Mr Obama knows well the limitations of America’s empire. He can read the balance books, and may well lose the congressional elections next November on his nation’s financial vulnerabilities. There was good and bad in America’s Iraq invasion, but a great deal has changed since 2003, particularly in Washington. Yet the stony silence of Washington’s critics last week, at so potentially promising a moment for Iraqi sovereignty, showed how little they were willing to change.

Michael Young is opinion editor of the Daily Star newspaper in Beirut and author of the recent The Ghosts of Martyrs Square: An Eyewitness Account of Lebanon’s Life Struggle (Simon & Schuster)

http://www.thenational.ae/apps/pbcs.dll/article?AID=/20100826/OPINION/708259940/1006/

T-Rock
08-30-2010, 04:49
I'm not sure but I'll always have in the back of my mind, the man who got away..... curiously pondering if Abdul Rahman Yasin visited Afghanistan, all expenses paid via Iraq - the same time Anwar al-Awlaki was there in (1992?-1993?), considering their ties with the Al Farouq Mosque, Omar Abdel-Rahman, and Abdullah Azzam...did al-Awlaki and Yasin know each other? :confused:

Paslode
08-30-2010, 05:58
I have no evidence scientific or otherwise, but it may be that those that were critics are now 100% vested so to speak.

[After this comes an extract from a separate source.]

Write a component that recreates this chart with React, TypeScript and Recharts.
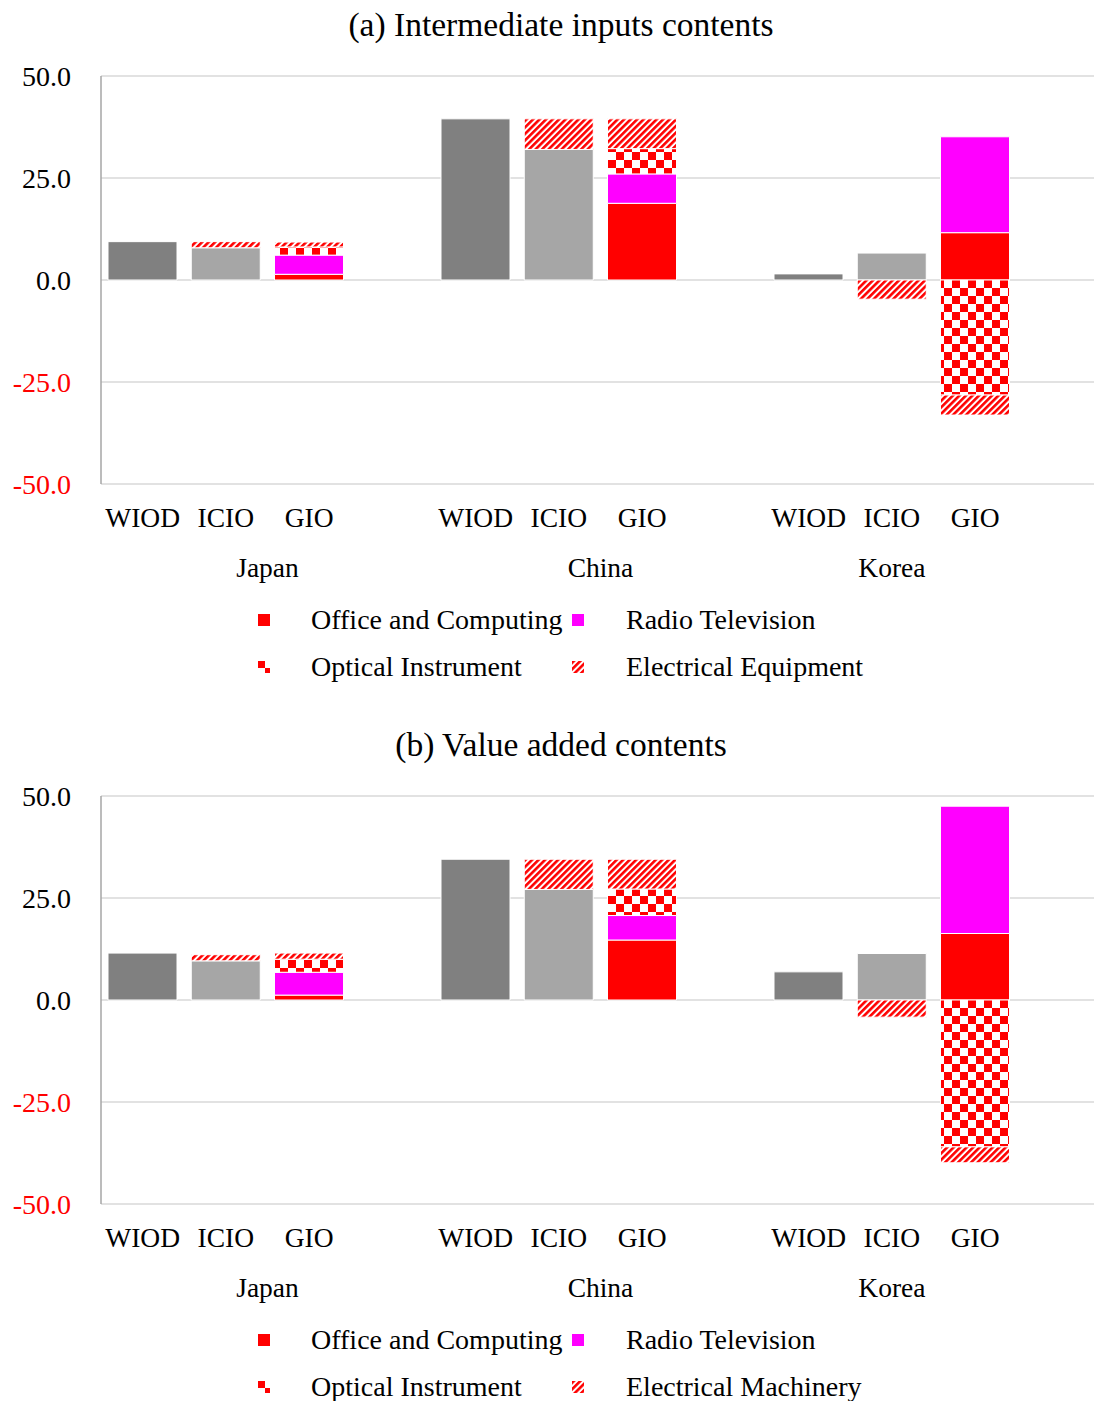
import React from 'react'
import { BarChart, Bar, XAxis, YAxis, CartesianGrid, Cell } from 'recharts'

const FONT = '"Liberation Serif", "Times New Roman", serif'

const categories = ['WIOD', 'ICIO', 'GIO', '', 'WIOD', 'ICIO', 'GIO', '', 'WIOD', 'ICIO', 'GIO', '']
const groups = [
  { label: 'Japan', from: 0, span: 4 },
  { label: 'China', from: 4, span: 4 },
  { label: 'Korea', from: 8, span: 3 },
]
const yTicks = [-50, -25, 0, 25, 50]

// (a) Intermediate inputs contents
const aBase = [9.4, 7.9, 0, 0, 39.5, 32.0, 0, 0, 1.5, 6.6, 0, 0]
const aOffice = [0, 0, 1.4, 0, 0, 0, 18.8, 0, 0, 0, 11.6, 0]
const aRadio = [0, 0, 4.7, 0, 0, 0, 7.2, 0, 0, 0, 23.5, 0]
const aOptical = [0, 0, 2.0, 0, 0, 0, 6.2, 0, 0, 0, -28.2, 0]
const aElectrical = [0, 1.5, 1.2, 0, 0, 7.5, 7.3, 0, 0, -4.7, -4.9, 0]

// (b) Value added contents
const bBase = [11.5, 9.6, 0, 0, 34.5, 27.1, 0, 0, 6.9, 11.4, 0, 0]
const bOffice = [0, 0, 1.2, 0, 0, 0, 14.7, 0, 0, 0, 16.3, 0]
const bRadio = [0, 0, 5.6, 0, 0, 0, 6.0, 0, 0, 0, 31.2, 0]
const bOptical = [0, 0, 3.2, 0, 0, 0, 6.5, 0, 0, 0, -36.0, 0]
const bElectrical = [0, 1.5, 1.5, 0, 0, 7.4, 7.3, 0, 0, -4.2, -3.9, 0]

const CHART_W = 1100
const CHART_H = 590
const Y_W = 101
const BAND = (CHART_W - Y_W) / categories.length

const baseColor = (name: string) => (name === 'WIOD' ? '#808080' : '#a6a6a6')

const nz = (v: number) => (v === 0 ? null : v)

function buildRows(base: number[], office: number[], radio: number[], optical: number[], electrical: number[]) {
  return categories.map((name, i) => ({
    name,
    base: nz(base[i]),
    office: nz(office[i]),
    radio: nz(radio[i]),
    optical: nz(optical[i]),
    electrical: nz(electrical[i]),
  }))
}

const YTick = ({ x, y, payload }: any) => (
  <text x={x} y={y} dy="0.35em" textAnchor="end" fontFamily={FONT} fontSize={28}
    fill={payload.value < 0 ? '#ff0000' : '#000'}>
    {payload.value.toFixed(1)}
  </text>
)

const XTick = ({ x, y, payload, index }: any) => {
  const g = groups.find((gr) => gr.from === index)
  return (
    <g>
      <text x={x} y={y + 33} dy="0.35em" textAnchor="middle" fontFamily={FONT} fontSize={27.5} fill="#000">
        {payload.value}
      </text>
      {g && (
        <text x={x + ((g.span - 1) / 2) * BAND} y={y + 83} dy="0.35em" textAnchor="middle"
          fontFamily={FONT} fontSize={27.5} fill="#000">
          {g.label}
        </text>
      )}
    </g>
  )
}

const Patterns = ({ id }: { id: string }) => (
  <defs>
    <pattern id={`${id}-check`} width="16" height="16" patternUnits="userSpaceOnUse">
      <rect width="16" height="16" fill="#fff" />
      <rect width="8" height="8" fill="#ff0000" />
      <rect x="8" y="8" width="8" height="8" fill="#ff0000" />
    </pattern>
    <pattern id={`${id}-diag`} width="4.6" height="4.6" patternUnits="userSpaceOnUse" patternTransform="rotate(45)">
      <rect width="4.6" height="4.6" fill="#fff" />
      <rect width="2.6" height="4.6" fill="#ff0000" />
    </pattern>
  </defs>
)

const LegendMark = ({ kind, id }: { kind: string; id: string }) => (
  <svg width={12} height={12} style={{ display: 'block' }}>
    <defs>
      <pattern id={`${id}-lcheck`} width="12" height="12" patternUnits="userSpaceOnUse">
        <rect width="12" height="12" fill="#fff" />
        <rect width="7" height="7" fill="#ff0000" />
        <rect x="7" y="7" width="5" height="5" fill="#ff0000" />
      </pattern>
      <pattern id={`${id}-ldiag`} width="4.6" height="4.6" patternUnits="userSpaceOnUse" patternTransform="rotate(45)">
        <rect width="4.6" height="4.6" fill="#fff" />
        <rect width="2.6" height="4.6" fill="#ff0000" />
      </pattern>
    </defs>
    <rect width={12} height={12}
      fill={kind === 'office' ? '#ff0000' : kind === 'radio' ? '#ff00ff' : kind === 'optical' ? `url(#${id}-lcheck)` : `url(#${id}-ldiag)`} />
  </svg>
)

function Panel({ id, top, title, rows, elecLabel }: any) {
  const legend = [
    { kind: 'office', label: 'Office and Computing', mx: 258, tx: 311, row: 0 },
    { kind: 'radio', label: 'Radio Television', mx: 572, tx: 626, row: 0 },
    { kind: 'optical', label: 'Optical Instrument', mx: 258, tx: 311, row: 1 },
    { kind: 'electrical', label: elecLabel, mx: 572, tx: 626, row: 1 },
  ]
  return (
    <div style={{ position: 'absolute', left: 0, top, width: CHART_W, height: 720 }}>
      <div style={{ position: 'absolute', left: 0, top: 5, width: 1122, textAlign: 'center', fontFamily: FONT, fontSize: 33.5, lineHeight: '40px' }}>
        {title}
      </div>
      <BarChart width={CHART_W} height={CHART_H} data={rows} stackOffset="sign" barSize={69}
        margin={{ top: 76, right: 0, bottom: 0, left: 0 }}>
        <Patterns id={id} />
        <CartesianGrid vertical={false} stroke="#d9d9d9" strokeWidth={1.5} />
        <XAxis dataKey="name" interval={0} axisLine={false} tickLine={false} tickSize={0} tickMargin={0}
          height={106} tick={<XTick />} />
        <YAxis type="number" domain={[-50, 50]} ticks={yTicks} width={Y_W} tickLine={false} tickSize={0}
          tickMargin={30} axisLine={{ stroke: '#a6a6a6', strokeWidth: 1.5 }} tick={<YTick />} />
        <Bar dataKey="base" stackId="s" stroke="#fff" strokeWidth={1} isAnimationActive={false}>
          {rows.map((r: any, i: number) => (
            <Cell key={i} fill={baseColor(r.name)} />
          ))}
        </Bar>
        <Bar dataKey="office" stackId="s" fill="#ff0000" stroke="#fff" strokeWidth={1} isAnimationActive={false} />
        <Bar dataKey="radio" stackId="s" fill="#ff00ff" stroke="#fff" strokeWidth={1} isAnimationActive={false} />
        <Bar dataKey="optical" stackId="s" fill={`url(#${id}-check)`} stroke="#fff" strokeWidth={1} isAnimationActive={false} />
        <Bar dataKey="electrical" stackId="s" fill={`url(#${id}-diag)`} stroke="#fff" strokeWidth={1} isAnimationActive={false} />
      </BarChart>
      {legend.map((l) => (
        <React.Fragment key={l.kind}>
          <div style={{ position: 'absolute', left: l.mx, top: 614 + l.row * 47 }}>
            <LegendMark kind={l.kind} id={id} />
          </div>
          <div style={{ position: 'absolute', left: l.tx, top: 603 + l.row * 47, fontFamily: FONT, fontSize: 28, lineHeight: '33px', whiteSpace: 'nowrap' }}>
            {l.label}
          </div>
        </React.Fragment>
      ))}
    </div>
  )
}

export default function App() {
  const rowsA = buildRows(aBase, aOffice, aRadio, aOptical, aElectrical)
  const rowsB = buildRows(bBase, bOffice, bRadio, bOptical, bElectrical)
  return (
    <div style={{ position: 'absolute', left: 0, top: 0, width: 1094, height: 1401, overflow: 'hidden', background: '#fff' }}>
      <Panel id="pa" top={0} title="(a) Intermediate inputs contents" rows={rowsA} elecLabel="Electrical Equipment" />
      <Panel id="pb" top={720} title="(b) Value added contents" rows={rowsB} elecLabel="Electrical Machinery" />
    </div>
  )
}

Thus they now receive 100% of the proceeds. In this case, the once critics now control the investment strategy as well.

It's all good!

Richard
08-30-2010, 06:42
I tend to agree more with Dr VD Hanson on the subject of American imperialism (A Funny Sort of Empire: Are Americans really so imperial? http://old.nationalreview.com/hanson/hanson112702.asp )

Perhaps the Iraq issue is merely being overshadowed by the current Afghanistan debates and on-going global economic situation. However, I have no doubts that it will make its return to the political stage soon enough.